Friday, 8 October 2010

Ambition is a dangerous game.

Living in a house-share for the first time has had a fairly massive impact on my life. For the first time I'm truly exposed to the frolics and foibles of other people, without the option of just saying "jog on" and letting it go. While for the most part who does and doesn't leave pills on the table, and who never turns on the extractor fan is fairly mundane, there are some things which have led me to re-examine my own standing in life.
So we have P. She is a pretty, athletic, intelligent, 19 year old girl. Basically the average student, right?
Wrong.
She is also an obsessive CV booster. For P, to do the work to guarantee her an Honours degree is not enough, she joins enterprise schemes, sports teams, volunteers, dances, attends meetings, rallies, works a counselling hotline for rape victims.... you get the idea. Sleep and nourishment fit round the edges.

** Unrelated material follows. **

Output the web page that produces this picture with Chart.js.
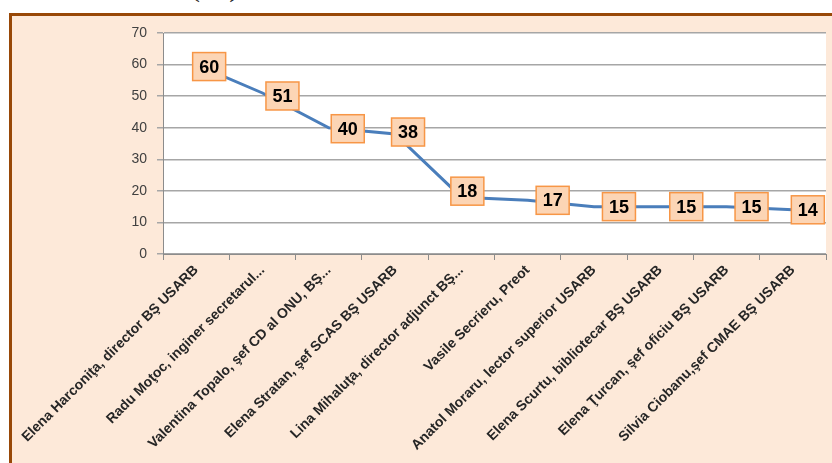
<!DOCTYPE html>
<html>
<head>
<meta charset="utf-8">
<script src="https://cdn.jsdelivr.net/npm/chart.js@4.4.0/dist/chart.umd.min.js"></script>
<style>
  body { margin: 0; background: #ffffff; overflow: hidden; }
  #cadru {
    position: absolute; left: 9px; top: 13px; width: 830px; height: 460px;
    background: #fde9d9; border-left: 3px solid #984807; border-top: 3px solid #984807;
  }
  #titlu {
    position: absolute; left: 190px; top: -31px; font-family: 'Liberation Serif', serif;
    font-size: 30px; color: #222; letter-spacing: 8px;
  }
  #grafic { position: absolute; left: 0; top: 0; }
</style>
</head>
<body>
<div id="titlu">(a)</div>
<div id="cadru"></div>
<canvas id="grafic" width="832" height="463"></canvas>
<script>
// persoane si valori
const persoane = [
  'Elena Harconiţa, director BŞ USARB',
  'Radu Moţoc, inginer secretarul...',
  'Valentina Topalo, şef CD al ONU, BŞ...',
  'Elena Stratan, şef SCAS BŞ USARB',
  'Lina Mihaluţa, director adjunct BŞ...',
  'Vasile Secrieru, Preot',
  'Anatol Moraru, lector superior USARB',
  'Elena Scurtu, bibliotecar BŞ USARB',
  'Elena Ţurcan, şef oficiu BŞ USARB',
  'Silvia Ciobanu,şef CMAE BŞ USARB'
];
const valori = [60, 51, 40, 38, 18, 17, 15, 15, 15, 14];
const ticksY = [0, 10, 20, 30, 40, 50, 60, 70];

// deplasarea etichetelor fata de punct (ca in Excel)
const etDx = [13, 20, 19, 13, 6, 25, 25, 26, 25, 15];
const etDy = [2, 3, 1, -2, -6, 0, 0, 0, 0, 0];

const fundalPlot = {
  id: 'fundalPlot',
  beforeDraw(chart) {
    const {ctx, chartArea: a} = chart;
    ctx.save();
    ctx.fillStyle = '#ffffff';
    ctx.fillRect(a.left, a.top, a.right - a.left, a.bottom - a.top);
    ctx.restore();
  }
};

const etichete = {
  id: 'etichete',
  afterDatasetsDraw(chart) {
    const ctx = chart.ctx;
    const meta = chart.getDatasetMeta(0);
    ctx.save();
    meta.data.forEach((p, i) => {
      const cx = p.x + etDx[i];
      const cy = p.y + etDy[i];
      const w = 33, h = 28;
      ctx.fillStyle = '#fcd5b5';
      ctx.strokeStyle = '#f79646';
      ctx.lineWidth = 1.5;
      ctx.fillRect(cx - w / 2, cy - h / 2, w, h);
      ctx.strokeRect(cx - w / 2, cy - h / 2, w, h);
      ctx.fillStyle = '#000000';
      ctx.font = 'bold 18px "Liberation Sans", Arial, sans-serif';
      ctx.textAlign = 'center';
      ctx.textBaseline = 'middle';
      ctx.fillText(String(valori[i]), cx, cy + 1);
    });
    ctx.restore();
  }
};

const ctx = document.getElementById('grafic').getContext('2d');
new Chart(ctx, {
  type: 'line',
  data: {
    labels: persoane,
    datasets: [{
      data: valori,
      borderColor: '#4a7ebb',
      borderWidth: 3,
      pointRadius: 0,
      tension: 0,
      fill: false
    }]
  },
  options: {
    responsive: false,
    animation: false,
    layout: { padding: { top: 33, right: 6, left: 0, bottom: 0 } },
    plugins: { legend: { display: false }, tooltip: { enabled: false } },
    scales: {
      x: {
        offset: true,
        border: { color: '#8c8c8c', width: 1 },
        grid: { drawOnChartArea: false, drawTicks: true, tickLength: 6, offset: true, color: '#8c8c8c' },
        ticks: {
          autoSkip: false, maxRotation: 45, minRotation: 45, padding: 2,
          color: '#262626',
          font: { family: '"Liberation Sans", Arial, sans-serif', size: 14, weight: 'bold' }
        },
        afterFit(scale) { scale.height = 209; }
      },
      y: {
        min: 0, max: 70,
        afterBuildTicks(scale) { scale.ticks = ticksY.map(v => ({value: v})); },
        border: { color: '#8c8c8c', width: 1 },
        grid: { color: '#a6a6a6', lineWidth: 1.5, tickLength: 6 },
        ticks: {
          padding: 10, color: '#404040',
          font: { family: '"Liberation Sans", Arial, sans-serif', size: 14 }
        },
        afterFit(scale) { scale.width = 163; }
      }
    }
  },
  plugins: [fundalPlot, etichete]
});
</script>
</body>
</html>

Now personally, I have always considered myself a pretty well rounded human, I have interests, I'm competitive, I'd even call myself ambitious. But when I look at myself next to P, I'm a regular layabout.

At what point does ambition become all consuming? Ambition, for ambition's sake seems so meaningless. I want to be successful in order that I can afford a good lifestyle, this in turn will make me happy. But if my quest for success costs me happiness along the way, and all I can do is moan about having two meetings at 8 o'clock, does the means justify the end? Seems to me this is how we end up with 28 year old burned out, divorced executives, who sold out their youth for their future, only to get to the top and realised that they've dropped what they needed on the way.

I need to figure out how ruthless/self-serving I can afford to be, and without hindsight, it's a pretty tough call.